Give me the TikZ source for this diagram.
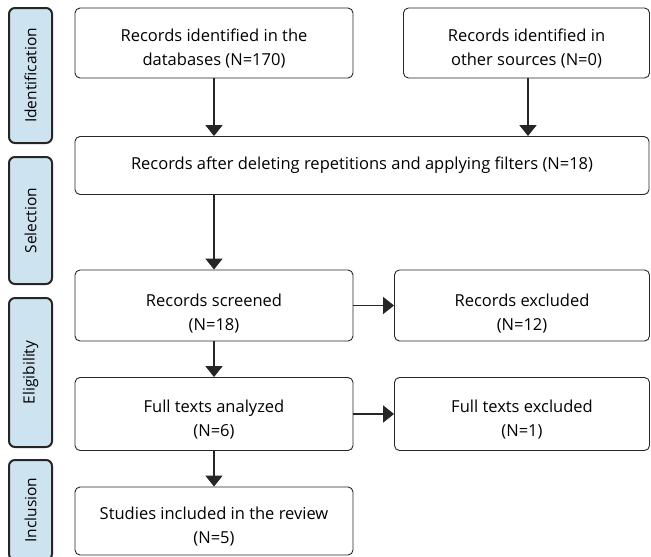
\documentclass[tikz,border=0pt]{standalone}
\usepackage{fontspec}
\setmainfont{Open Sans}
\usetikzlibrary{arrows.meta}
\definecolor{phase}{HTML}{CDE3F0}
\begin{document}
\begin{tikzpicture}[x=1pt,y=-1pt,
  box/.style={draw=black!85,line width=0.9pt,rounded corners=5pt,align=center,font=\fontsize{16.5}{24}\selectfont},
  low/.style={text height=47pt},
  lower/.style={text height=52pt},
  phasebox/.style={draw=black!85,fill=phase,line width=2pt,rounded corners=6pt,font=\fontsize{15.5}{18}\selectfont},
  arr/.style={line width=1.8pt,draw=black!85,-{Triangle[length=11pt,width=17pt]}}]
\useasboundingbox (0,0) rectangle (651,557);
% phase labels
\node[phasebox,minimum height=43pt,minimum width=135pt,rotate=90] (p1) at (30.5,75.5) {Identification};
\node[phasebox,minimum height=43pt,minimum width=127pt,rotate=90] (p2) at (30.5,220.5) {Selection};
\node[phasebox,minimum height=43pt,minimum width=149pt,rotate=90] (p3) at (30.5,372.5) {Eligibility};
\node[phasebox,minimum height=43pt,minimum width=100pt,rotate=90] (p4) at (30.5,510) {Inclusion};
% boxes
\node[box,low,minimum width=278pt,minimum height=70pt] (b1) at (214,43) {Records identified in the\\databases (N=170)};
\node[box,low,minimum width=246pt,minimum height=70pt] (b2) at (526.5,43) {Records identified in\\other sources (N=0)};
\node[box,minimum width=574pt,minimum height=58pt] (b3) at (362,165.5) {Records after deleting repetitions and applying filters (N=18)};
\node[box,lower,minimum width=278pt,minimum height=71pt] (b4) at (214,305.5) {Records screened\\(N=18)};
\node[box,lower,minimum width=255pt,minimum height=71pt] (b5) at (522,305.5) {Records excluded\\(N=12)};
\node[box,low,minimum width=278pt,minimum height=73pt] (b6) at (214,414) {Full texts analyzed\\(N=6)};
\node[box,low,minimum width=255pt,minimum height=73pt] (b7) at (522,414) {Full texts excluded\\(N=1)};
\node[box,low,minimum width=278pt,minimum height=68pt] (b8) at (214,521) {Studies included in the review\\(N=5)};
% arrows
\draw[arr] (b1.south) -- (b1.south |- b3.north);
\draw[arr] (528,78) coordinate (c2) -- (c2 |- b3.north);
\draw[arr] (b3.south -| b1.south) -- (b4.north);
\draw[arr] (b4.east) -- (b5.west);
\draw[arr] (b4.south) -- (b6.north);
\draw[arr] (b6.east) -- (b7.west);
\draw[arr] (b6.south) -- (b8.north);
\end{tikzpicture}
\end{document}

+--

- What you will do -
Output the material word for word, omitting its pictures.

- Problem solution -
Give me the TikZ source for this diagram.
\documentclass[tikz,border=0pt]{standalone}
\usepackage{fontspec}
\setmainfont{Open Sans}
\usetikzlibrary{arrows.meta}
\definecolor{phase}{HTML}{CDE3F0}
\begin{document}
\begin{tikzpicture}[x=1pt,y=-1pt,
  box/.style={draw=black!85,line width=0.9pt,rounded corners=5pt,align=center,font=\fontsize{16.5}{24}\selectfont},
  low/.style={text height=47pt},
  lower/.style={text height=52pt},
  phasebox/.style={draw=black!85,fill=phase,line width=2pt,rounded corners=6pt,font=\fontsize{15.5}{18}\selectfont},
  arr/.style={line width=1.8pt,draw=black!85,-{Triangle[length=11pt,width=17pt]}}]
\useasboundingbox (0,0) rectangle (651,557);
% phase labels
\node[phasebox,minimum height=43pt,minimum width=135pt,rotate=90] (p1) at (30.5,75.5) {Identification};
\node[phasebox,minimum height=43pt,minimum width=127pt,rotate=90] (p2) at (30.5,220.5) {Selection};
\node[phasebox,minimum height=43pt,minimum width=149pt,rotate=90] (p3) at (30.5,372.5) {Eligibility};
\node[phasebox,minimum height=43pt,minimum width=100pt,rotate=90] (p4) at (30.5,510) {Inclusion};
% boxes
\node[box,low,minimum width=278pt,minimum height=70pt] (b1) at (214,43) {Records identified in the\\databases (N=170)};
\node[box,low,minimum width=246pt,minimum height=70pt] (b2) at (526.5,43) {Records identified in\\other sources (N=0)};
\node[box,minimum width=574pt,minimum height=58pt] (b3) at (362,165.5) {Records after deleting repetitions and applying filters (N=18)};
\node[box,lower,minimum width=278pt,minimum height=71pt] (b4) at (214,305.5) {Records screened\\(N=18)};
\node[box,lower,minimum width=255pt,minimum height=71pt] (b5) at (522,305.5) {Records excluded\\(N=12)};
\node[box,low,minimum width=278pt,minimum height=73pt] (b6) at (214,414) {Full texts analyzed\\(N=6)};
\node[box,low,minimum width=255pt,minimum height=73pt] (b7) at (522,414) {Full texts excluded\\(N=1)};
\node[box,low,minimum width=278pt,minimum height=68pt] (b8) at (214,521) {Studies included in the review\\(N=5)};
% arrows
\draw[arr] (b1.south) -- (b1.south |- b3.north);
\draw[arr] (528,78) coordinate (c2) -- (c2 |- b3.north);
\draw[arr] (b3.south -| b1.south) -- (b4.north);
\draw[arr] (b4.east) -- (b5.west);
\draw[arr] (b4.south) -- (b6.north);
\draw[arr] (b6.east) -- (b7.west);
\draw[arr] (b6.south) -- (b8.north);
\end{tikzpicture}
\end{document}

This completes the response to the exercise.